Durban journalist Nakasa died in exile in New York in 1965 in a suspected suicide.

Mary Papaya, convener for the “Nat Nakasa: Bringing Home a Hero project” said Nakasa would be received “in the most befitting manner possible” and that Zuma had been invited to the reburial.

She said his remains would be kept at a mortuary after they were returned to the country with Arts and Culture minister Nathi Mthethwa, due to arrive at Durban’s King Shaka International on Tuesday.

A delegation led by Mthethwa and accompanied by the Nakasa family visited the grave in New York and spoke at a memorial service for the icon.

Papaya said returning Nakasa’s remains would go a long way to “entrenching media rights in the country. This is the first time an iconic journalist leader has been brought back home”.

Nakasa is to be buried at Heroes Acre in Chesterville, the township where he grew up.

Lewis Nkosi fellow Drum journalist and Nieman scholar also hails from the township.

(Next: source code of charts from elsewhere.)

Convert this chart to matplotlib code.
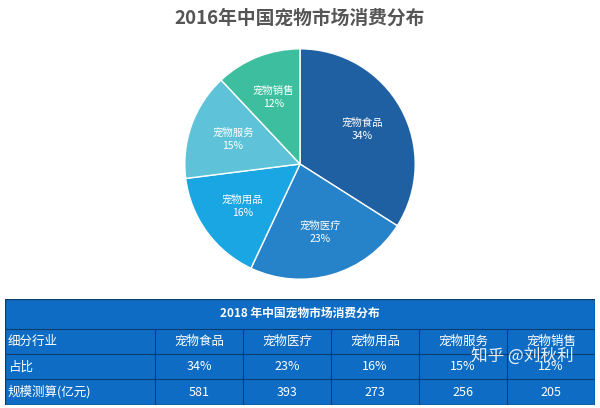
import numpy as np
import matplotlib.pyplot as plt

plt.rcParams['font.family'] = 'Noto Sans CJK SC'

categories = ['宠物食品', '宠物医疗', '宠物用品', '宠物服务', '宠物销售']
shares = [34, 23, 16, 15, 12]
scale = [581, 393, 273, 256, 205]
colors = ['#1f60a3', '#2683c9', '#1aa5e3', '#5ec3d9', '#3dbf9f']

fig = plt.figure(figsize=(6, 4.08), dpi=100)
fig.text(0.5, 0.955, '2016年中国宠物市场消费分布', ha='center', va='center',
         fontsize=13.5, fontweight='bold', color='#555555')

# pie
ax = fig.add_axes([0.26, 0.243, 0.48, 0.71])
wedges, _ = ax.pie(shares, colors=colors, startangle=90, counterclock=False,
                   wedgeprops=dict(edgecolor='white', linewidth=1))
ax.set_aspect('equal')
for w, c, s in zip(wedges, categories, shares):
    ang = np.deg2rad((w.theta1 + w.theta2) / 2)
    r = 0.62
    ax.text(r * np.cos(ang), r * np.sin(ang), f'{c}\n{s}%', ha='center',
            va='center', color='white', fontsize=7.5, linespacing=1.4)

# table
tax = fig.add_axes([0.008, 0.008, 0.984, 0.26])
tax.set_xlim(0, 590)
tax.set_ylim(0, 105)
tax.axis('off')
col_x = [0, 150, 238, 326, 414, 502, 590]
rows = [['细分行业'] + categories,
        ['占比'] + [f'{s}%' for s in shares],
        ['规模测算(亿元)'] + [str(v) for v in scale]]
tax.add_patch(plt.Rectangle((0, 0), 590, 105, facecolor='#0f6cc4',
                            edgecolor='#0a3d70', linewidth=1))
tax.plot([0, 590], [75, 75], color='#0a3d70', lw=0.8)
tax.text(295, 90, '2018 年中国宠物市场消费分布', ha='center', va='center',
         color='white', fontsize=8.5, fontweight='bold')
for i, row in enumerate(rows):
    ytop = 75 - i * 25
    tax.plot([0, 590], [ytop - 25, ytop - 25], color='#0a3d70', lw=0.8)
    for j, txt in enumerate(row):
        if j == 0:
            tax.text(3, ytop - 12.5, txt, ha='left', va='center',
                     color='white', fontsize=9)
        else:
            tax.text((col_x[j] + col_x[j + 1]) / 2, ytop - 12.5, txt,
                     ha='center', va='center', color='white', fontsize=9)
for x in col_x[1:-1]:
    tax.plot([x, x], [0, 75], color='#0a3d70', lw=0.8)

fig.text(0.785, 0.115, '知乎 @刘秋利', fontsize=12, color='white', alpha=0.9)

fig.savefig('out.png')
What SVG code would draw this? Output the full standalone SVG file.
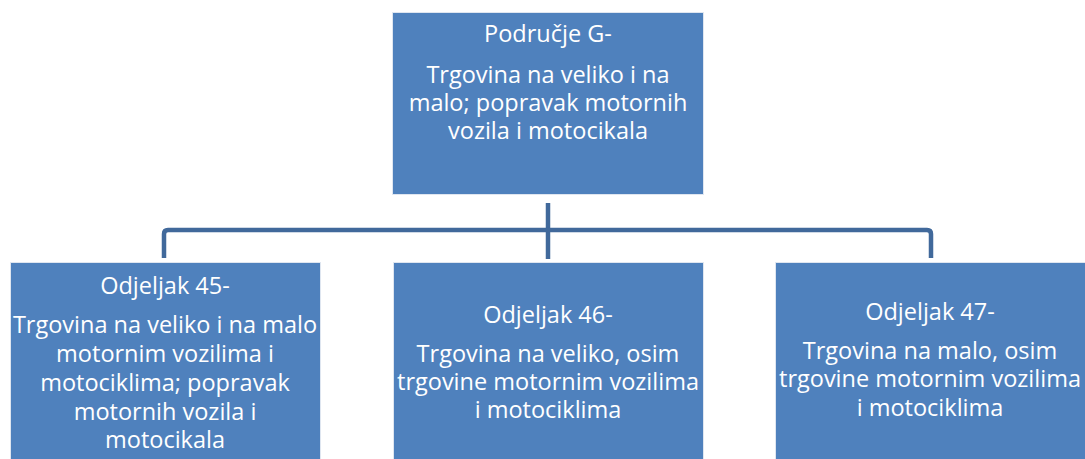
<svg xmlns="http://www.w3.org/2000/svg" width="1085" height="459" viewBox="0 0 1085 459">
<style>
.box{fill:#4f81bd;stroke:#dfe6f0;stroke-width:1}
.t{font-family:"Open Sans","Liberation Sans",sans-serif;font-size:23.5px;fill:#ffffff;text-anchor:middle}
.c{fill:none;stroke:#41699b;stroke-width:4.5;stroke-linejoin:round}
</style>
<rect width="1085" height="459" fill="#ffffff"/>
<g id="connectors">
<path class="c" d="M548,203 V259"/>
<path class="c" d="M164,258 V234 Q164,230 168,230 H927 Q931,230 931,234 V258"/>
</g>
<g id="node-g">
<rect class="box" x="392.5" y="12.5" width="311" height="182"/>
<text class="t" x="548" y="42">Područje G-</text>
<text class="t" x="548" y="83">Trgovina na veliko i na</text>
<text class="t" x="548" y="111">malo; popravak motornih</text>
<text class="t" x="548" y="139">vozila i motocikala</text>
</g>
<g id="node-45">
<rect class="box" x="10.5" y="262.5" width="310" height="200"/>
<text class="t" x="165" y="294">Odjeljak 45-</text>
<text class="t" x="165" y="333">Trgovina na veliko i na malo</text>
<text class="t" x="165" y="362">motornim vozilima i</text>
<text class="t" x="165" y="391">motociklima; popravak</text>
<text class="t" x="165" y="420">motornih vozila i</text>
<text class="t" x="165" y="448">motocikala</text>
</g>
<g id="node-46">
<rect class="box" x="393.5" y="262.5" width="310" height="200"/>
<text class="t" x="548" y="323">Odjeljak 46-</text>
<text class="t" x="548" y="362">Trgovina na veliko, osim</text>
<text class="t" x="548" y="390">trgovine motornim vozilima</text>
<text class="t" x="548" y="418">i motociklima</text>
</g>
<g id="node-47">
<rect class="box" x="775.5" y="262.5" width="312" height="200"/>
<text class="t" x="930" y="320">Odjeljak 47-</text>
<text class="t" x="930" y="359">Trgovina na malo, osim</text>
<text class="t" x="930" y="387">trgovine motornim vozilima</text>
<text class="t" x="930" y="416">i motociklima</text>
</g>
</svg>
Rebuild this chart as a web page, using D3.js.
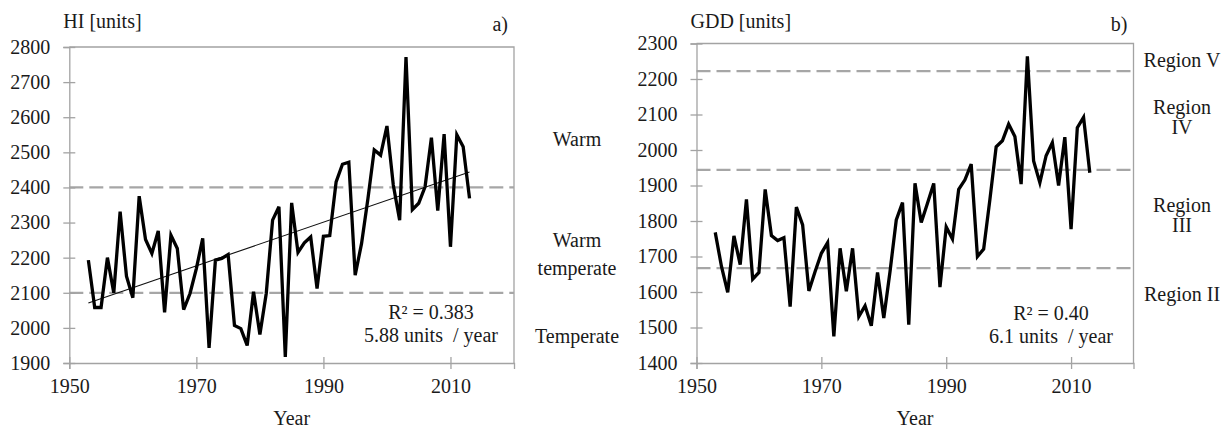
<!DOCTYPE html>
<html>
<head>
<meta charset="utf-8">
<script src="https://cdn.jsdelivr.net/npm/d3@7"></script>
<style>
  html, body { margin: 0; padding: 0; background: #fff; }
  svg { display: block; }
  text { font-family: "Liberation Serif", "Times New Roman", serif; fill: #1a1a1a; }
</style>
</head>
<body>
<svg id="chart" width="1228" height="429"></svg>
<script>
// ---------- data ----------
const years = d3.range(1953, 2014);
const hiValues = [2193, 2058, 2058, 2200, 2100, 2331, 2147, 2086, 2375, 2252,
                  2212, 2276, 2044, 2264, 2226, 2052, 2098, 2169, 2255, 1943,
                  2193, 2198, 2209, 2007, 1998, 1950, 2103, 1981, 2098, 2307,
                  2345, 1917, 2356, 2215, 2242, 2259, 2112, 2261, 2263, 2416,
                  2466, 2472, 2150, 2240, 2367, 2507, 2492, 2575, 2407, 2307,
                  2771, 2337, 2355, 2402, 2542, 2334, 2552, 2231, 2550, 2516, 2369];
const gddValues = [1768, 1672, 1599, 1758, 1677, 1861, 1636, 1655, 1889, 1759,
                   1745, 1753, 1559, 1839, 1789, 1603, 1658, 1709, 1739, 1475,
                   1723, 1602, 1723, 1531, 1561, 1505, 1655, 1527, 1658, 1803,
                   1852, 1508, 1906, 1796, 1850, 1906, 1614, 1783, 1749, 1889,
                   1916, 1960, 1700, 1721, 1861, 2009, 2026, 2073, 2038, 1904,
                   2264, 1969, 1908, 1984, 2021, 1900, 2036, 1777, 2063, 2092, 1936];
const xTicks = [1950, 1970, 1990, 2010];
const hiTicks = [1900, 2000, 2100, 2200, 2300, 2400, 2500, 2600, 2700, 2800];
const gddTicks = [1400, 1500, 1600, 1700, 1800, 1900, 2000, 2100, 2200, 2300];
const hiThresholds = [2100, 2400];
const gddThresholds = [1667, 1944, 2222];
const hiClassLabels = [["Warm"], ["Warm", "temperate"], ["Temperate"]];
const hiClassValues = [2535, 2207, 1974];
const gddClassLabels = [["Region V"], ["Region", "IV"], ["Region", "III"], ["Region II"]];
const gddClassValues = [2250, 2090, 1814, 1591];
const hiStats = ["R\u00B2 = 0.383", "5.88 units  / year"];
const gddStats = ["R\u00B2 = 0.40", "6.1 units  / year"];

// ---------- drawing ----------
const svg = d3.select("#chart");
const axisColor = "#a3a3a3";
const dashColor = "#a6a6a6";
const FS = 20;

function panel(opts) {
  const x = d3.scaleLinear().domain([1950, 2020]).range([opts.left, opts.right]);
  const y = d3.scaleLinear().domain(opts.yDomain).range([opts.bottom, opts.top]);
  const g = svg.append("g");

  g.append("path")
    .attr("d", `M${opts.left},${opts.top}H${opts.right}V${opts.bottom}`)
    .attr("fill", "none").attr("stroke", axisColor).attr("stroke-width", 1.3);

  g.selectAll(".thr").data(opts.thresholds).enter().append("line")
    .attr("x1", opts.left).attr("x2", opts.right)
    .attr("y1", d => y(d)).attr("y2", d => y(d))
    .attr("stroke", dashColor).attr("stroke-width", 2.2)
    .attr("stroke-dasharray", "14,6");

  const ya = g.append("g").attr("transform", `translate(${opts.left},0)`)
    .call(d3.axisLeft(y).tickValues(opts.yTicks).tickSize(6).tickPadding(13).tickFormat(d3.format("d")));
  ya.select(".domain").attr("stroke", axisColor).attr("stroke-width", 1.3);
  ya.selectAll(".tick line").attr("x1", 6).attr("stroke", axisColor).attr("stroke-width", 1.3);
  ya.selectAll(".tick text").style("font-size", FS + "px").style("font-family", '"Liberation Serif", serif').attr("fill", "#1a1a1a");

  const xa = g.append("g").attr("transform", `translate(0,${opts.bottom})`)
    .call(d3.axisBottom(x).tickValues(xTicks).tickSize(6).tickPadding(10).tickFormat(d3.format("d")));
  xa.select(".domain").attr("stroke", axisColor).attr("stroke-width", 1.3);
  xa.selectAll(".tick line").attr("y1", -6).attr("stroke", axisColor).attr("stroke-width", 1.3);
  xa.selectAll(".tick text").style("font-size", FS + "px").style("font-family", '"Liberation Serif", serif').attr("fill", "#1a1a1a");

  if (opts.trend) {
    const n = years.length;
    const mx = d3.mean(years), my = d3.mean(opts.values);
    let sxy = 0, sxx = 0;
    years.forEach((yr, i) => { sxy += (yr - mx) * (opts.values[i] - my); sxx += (yr - mx) * (yr - mx); });
    const b = sxy / sxx, a = my - b * mx;
    const x0 = years[0], x1 = years[n - 1];
    g.append("line")
      .attr("x1", x(x0)).attr("y1", y(a + b * x0))
      .attr("x2", x(x1)).attr("y2", y(a + b * x1))
      .attr("stroke", "#111").attr("stroke-width", 1.1);
  }

  g.append("path")
    .datum(opts.values)
    .attr("fill", "none").attr("stroke", "#000").attr("stroke-width", 3.3)
    .attr("stroke-linejoin", "miter").attr("stroke-miterlimit", 4)
    .attr("d", d3.line().x((d, i) => x(years[i])).y(d => y(d)));

  g.append("text").attr("x", opts.left - 6).attr("y", 28)
    .style("font-size", FS + "px").text(opts.title);
  g.append("text").attr("x", opts.right - 6).attr("y", 31).attr("text-anchor", "end")
    .style("font-size", FS + "px").text(opts.letter);

  const st = g.append("text").attr("text-anchor", "middle").style("font-size", FS + "px")
    .attr("xml:space", "preserve").style("white-space", "pre");
  opts.stats.forEach((s, i) => {
    st.append("tspan").attr("x", opts.statsX).attr("y", opts.statsY + i * 23).text(s);
  });

  g.append("text").attr("x", (opts.left + opts.right) / 2).attr("y", 420)
    .attr("text-anchor", "middle").attr("dominant-baseline", "middle")
    .style("font-size", FS + "px").text("Year");

  opts.classLabels.forEach((lines, k) => {
    const cy = y(opts.classValues[k]);
    const lh = opts.lineH;
    const t = g.append("text").attr("text-anchor", "middle").style("font-size", FS + "px");
    lines.forEach((ln, j) => {
      t.append("tspan").attr("x", opts.classX)
        .attr("y", cy + (j - (lines.length - 1) / 2) * lh + 6).text(ln);
    });
  });
  return { x, y };
}

panel({
  left: 69.3, right: 514, top: 47, bottom: 363,
  yDomain: [1900, 2800], yTicks: hiTicks, values: hiValues,
  thresholds: hiThresholds, trend: true,
  title: "HI [units]", letter: "a)",
  stats: hiStats, statsX: 431, statsY: 319,
  classLabels: hiClassLabels, classValues: hiClassValues, classX: 577, lineH: 28
});

panel({
  left: 696.5, right: 1133.5, top: 43.5, bottom: 363,
  yDomain: [1400, 2300], yTicks: gddTicks, values: gddValues,
  thresholds: gddThresholds, trend: false,
  title: "GDD [units]", letter: "b)",
  stats: gddStats, statsX: 1051, statsY: 320,
  classLabels: gddClassLabels, classValues: gddClassValues, classX: 1182, lineH: 20
});
</script>
</body>
</html>
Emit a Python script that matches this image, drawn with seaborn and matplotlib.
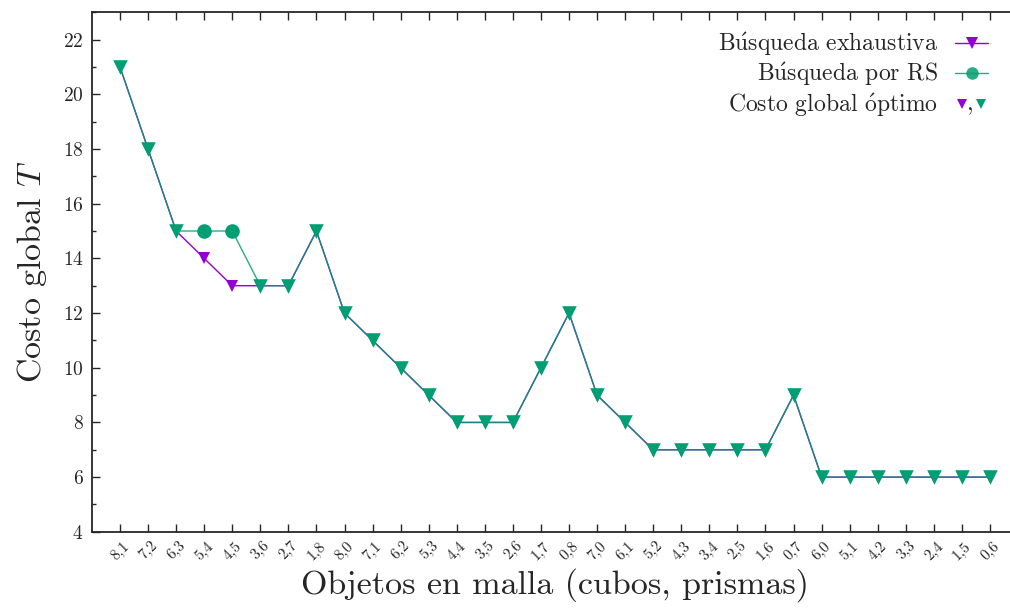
import numpy as np
import pandas as pd
import matplotlib
matplotlib.use('Agg')
import matplotlib.pyplot as plt
import seaborn as sns
from matplotlib.lines import Line2D
from matplotlib.text import Text
from matplotlib.legend_handler import HandlerBase
from matplotlib.ticker import MultipleLocator

# datos
objetos = ['8,1', '7,2', '6,3', '5,4', '4,5', '3,6', '2,7', '1,8',
           '8,0', '7,1', '6,2', '5,3', '4,4', '3,5', '2,6', '1,7', '0,8',
           '7,0', '6,1', '5,2', '4,3', '3,4', '2,5', '1,6', '0,7',
           '6,0', '5,1', '4,2', '3,3', '2,4', '1,5', '0,6']
exhaustiva = [21, 18, 15, 14, 13, 13, 13, 15,
              12, 11, 10, 9, 8, 8, 8, 10, 12,
              9, 8, 7, 7, 7, 7, 7, 9,
              6, 6, 6, 6, 6, 6, 6]
rs = [21, 18, 15, 15, 15, 13, 13, 15,
      12, 11, 10, 9, 8, 8, 8, 10, 12,
      9, 8, 7, 7, 7, 7, 7, 9,
      6, 6, 6, 6, 6, 6, 6]
etiquetas = [r'B$\acute{\rm u}$squeda exhaustiva',
             r'B$\acute{\rm u}$squeda por RS',
             r'Costo global $\acute{\rm o}$ptimo']

MORADO = '#9400d3'
VERDE = '#009e73'

sns.set_style('ticks')
plt.rcParams['font.family'] = ['cmr10', 'DejaVu Serif']
plt.rcParams['mathtext.fontset'] = 'cm'
plt.rcParams['axes.formatter.use_mathtext'] = True
plt.rcParams['axes.unicode_minus'] = False

df = pd.DataFrame({'pos': np.arange(len(objetos)), 'obj': objetos,
                   'exh': exhaustiva, 'rs': rs})
df['opt'] = df['rs'] == df['exh']

fig = plt.figure(figsize=(10.1, 6.12), dpi=100)
ax = fig.add_axes([0.091, 0.131, 0.917, 0.849])

sns.lineplot(data=df, x='pos', y='exh', ax=ax, color=MORADO, lw=1.0,
             marker='v', markersize=9, markeredgewidth=0, zorder=2)
sns.lineplot(data=df, x='pos', y='rs', ax=ax, color=VERDE, lw=1.0, alpha=0.85,
             zorder=3)
opt = df[df['opt']]
no_opt = df[~df['opt']]
sns.scatterplot(data=opt, x='pos', y='rs', ax=ax, color=VERDE, marker='v',
                s=110, linewidth=0, zorder=4)
sns.scatterplot(data=no_opt, x='pos', y='rs', ax=ax, color=VERDE, marker='o',
                s=110, linewidth=0, zorder=4)

ax.set_xlim(-1, len(objetos))
ax.set_ylim(4, 23)
ax.set_xticks(df['pos'])
ax.set_xticklabels(objetos, rotation=45, fontsize=11)
ax.yaxis.set_major_locator(MultipleLocator(2))
ax.yaxis.set_minor_locator(MultipleLocator(1))
ax.tick_params(axis='both', which='both', direction='in', top=True, right=True)
ax.tick_params(axis='both', which='major', length=6, width=1)
ax.tick_params(axis='y', which='minor', length=3, width=1)
ax.tick_params(axis='y', labelsize=14, pad=6)
ax.tick_params(axis='x', pad=5)
for s in ax.spines.values():
    s.set_linewidth(1.3)

ax.set_xlabel('Objetos en malla (cubos, prismas)', fontsize=24.5)
ax.set_ylabel('Costo global $T$', fontsize=24.5, labelpad=10)


class ComaHandler(HandlerBase):
    def create_artists(self, legend, orig_handle, xdescent, ydescent,
                       width, height, fontsize, trans):
        y = height / 2 - ydescent
        a = Line2D([width * 0.2 - xdescent], [y], marker='v', ls='',
                   color=MORADO, markersize=7, markeredgewidth=0, transform=trans)
        c = Text(width * 0.47 - xdescent, y - 0.3 * fontsize, ',', fontsize=fontsize,
                 ha='center', va='baseline', transform=trans)
        b = Line2D([width * 0.78 - xdescent], [y], marker='v', ls='',
                   color=VERDE, markersize=7, markeredgewidth=0, transform=trans)
        return [a, c, b]


h1 = Line2D([], [], color=MORADO, lw=1.0, marker='v', markersize=9, markeredgewidth=0)
h2 = Line2D([], [], color=VERDE, lw=1.0, alpha=0.85, marker='o', markersize=9,
            markeredgewidth=0)
h3 = object()
leg = ax.legend([h1, h2, h3], etiquetas,
                handler_map={h3: ComaHandler()}, markerfirst=False, frameon=False,
                fontsize=17, loc='upper right', bbox_to_anchor=(0.9995, 0.985),
                bbox_transform=fig.transFigure, handlelength=1.4,
                handletextpad=0.72, labelspacing=0.12)

fig.savefig('out.png', dpi=100)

The acre has been set aside by the municipality for people who have made a valuable contribution to society.

Former South African Press ombudsman Joe Thloloe, who is now the director in the Press Council, said Nakasa “lived in a twilight world where people from different racial groups stayed together”.

The veteran journalist recalled that Nakasa defied the apartheid system in his own unique way.

“We thought he was acting as if he was a white person. But, in fact, his lifestyle was a rebellious one. When the apartheid government said do not live in a white suburb he went and lived in a white suburb. When the government said do not love across the colour line he went and loved across the colour line.”

Thloloe said when they learnt that Nakasa had died they were very angry: “We were very angry that such a young and talented man should die in such a way,” he said.

Municipal spokesman Thabo Mofokeng described Nakasa’s return as a homecoming. He said: “We know and understand the suffering he went through during apartheid… This is an opportunity for the Nakasa family to get closure on the issue.”